特に有名な対立は、1860年にオックスフォード大学で行われたトーマス・ハクスリー(ダーウィンの擁護者)とサミュエル・ウィルバーフォース司教の討論です。この討論は科学と宗教の対立の象徴となりました。しかし興味深いことに、ダーウィン自身は完全な無神論者ではなく、むしろ不可知論者でした。晩年には「私は決して無神論者であったことはない」と述べています。
20世紀に入ると、アインシュタインの相対性理論が宇宙の理解を変革しました。アインシュタインは「神はサイコロを振らない」という有名な言葉を残し、宇宙の秩序に対する深い畏敬の念を示しました。彼は伝統的な人格神を信じませんでしたが、スピノザ的な「宇宙の秩序を司る何か」への信仰を持っていました。
量子力学の父と呼ばれるマックス・プランクも、科学と宗教は相補的な関係にあると考えていました。彼は「科学と宗教は決して対立しない。両者は同じ目標に向かって闘っている」と述べています。
一方、DNA二重らせん構造の発見者の一人であるフランシス・クリックは、積極的な無神論者でした。彼は生命の化学的起源に関する研究を通じて、超自然的な介入なしに生命が発生する可能性を探求しました。

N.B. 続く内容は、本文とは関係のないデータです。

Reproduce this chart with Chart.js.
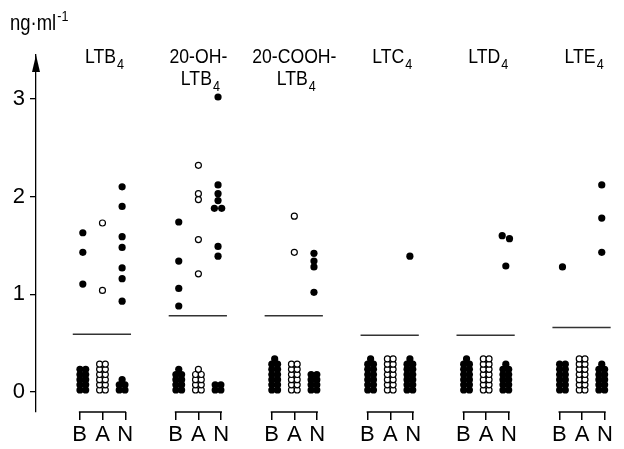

現代に近づくと、スティーブン・ホーキングのような物理学者は、宇宙の起源に関する科学的理解が深まるにつれ、「神の必要性」に疑問を投げかけるようになりました。ホーキングは「グランドデザイン」で「宇宙を創造するのに神は必要ない」と主張しましたが、これは宗教界から強い反発を受けました。
しかし、すべての現代科学者が宗教に対して否定的なわけではありません。フランシス・コリンズはヒトゲノム計画の指導者でありながら、熱心なキリスト教信者です。彼は著書「神の言語」で科学的世界観と宗教的信仰の両立を主張しています。
科学と宗教の対話は、時に対立しながらも、人間の知的探求と精神的探求という二つの重要な側面を反映しています。現代では、多くの宗教団体が進化論を受け入れ、科学的発見を神の創造の理解を深めるものとして解釈するようになっています。
バチカンはガリレオへの判断を公式に謝罪し、ローマ教皇ヨハネ・パウロ2世は「科学と信仰は対立しない」と宣言しました。現在の教皇フランシスコも気候変動などの科学的問題に積極的に発言しています。
科学と宗教の対話は今も続いており、両者の関係は単純な対立ではなく、複雑で多面的なものへと進化しています。究極的な問いに対する異なるアプローチとして、互いに刺激し合いながら人類の理解を深めていく可能性を秘めているのです。